30. The electrode assembly as claimed in claim 29, characterized in that the releasable fastening and supporting elements are accessible from the side.

31. The electrode assembly as claimed in claim 22, characterized in that a row of spray nozzles is arranged on or in a wall of the cooling device and connected to the wall along this row is a compressed air line, from which connecting bores lead to the bores of the spray nozzles.

32. The electrode assembly as claimed in claim 22, characterized in that the spray nozzles have openings and a shield which covers the direct spraying direction from a bath or an arc to the openings is provided underneath the openings of the spray nozzles.

33. The electrode holder as claimed in claim 23, characterized in that the spray nozzles have openings and a shield which covers the direct spraying direction from a bath or an arc to the openings is provided underneath the openings of the spray nozzles.

34. The electrode assembly as claimed in claim 31, characterized in that the spray nozzles have openings and a shield which covers the direct spraying direction from a bath or an arc to the openings is provided underneath the openings of the spray nozzles.

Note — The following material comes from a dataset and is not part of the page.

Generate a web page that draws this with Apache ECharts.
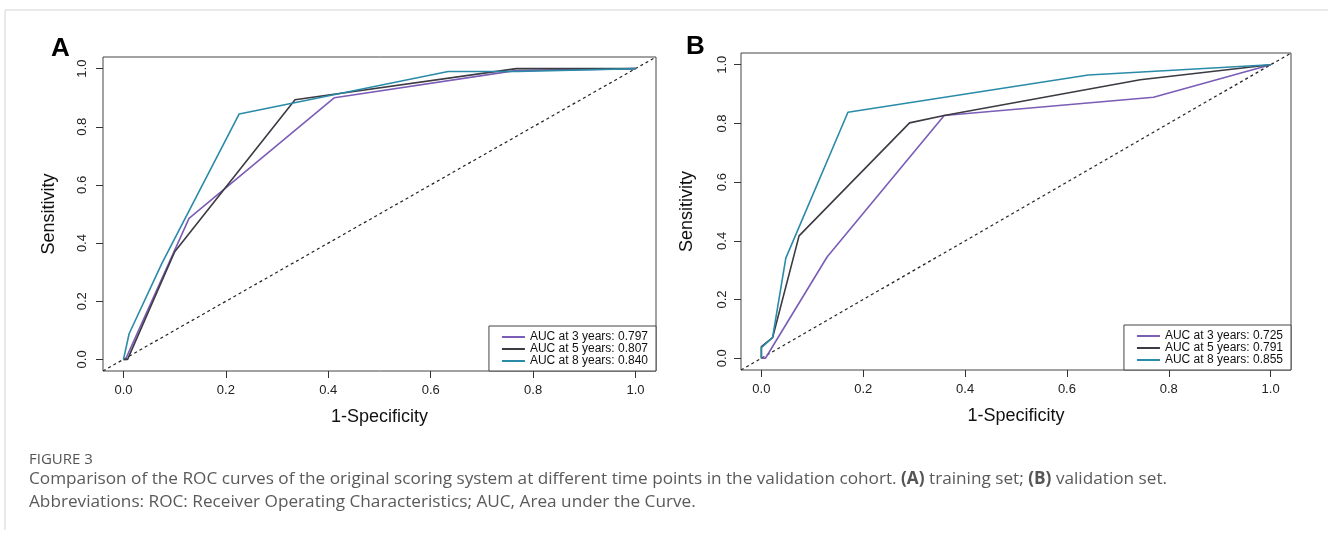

35. The electrode assembly as claimed in claim 22, characterized in that the electrode cooling device is electrically insulated from the electrode holder.

36. The electrode assembly as claimed in claim 23, characterized in that the electrode cooling device is electrically insulated from the electrode holder.

37. The electrode assembly as claimed in claim 24, characterized in that the electrode cooling device is electrically insulated from the electrode holder.

38. The electrode assembly as claimed in claim 25, characterized in that the electrode cooling device is electrically insulated from the electrode holder.

39. The electrode assembly as claimed in claim 22, characterized in that the electrode cooling device essentially covers the underside of the electrode holder.

40. The electrode assembly as claimed in claim 23, characterized in that the electrode cooling device essentially covers the underside of the electrode holder.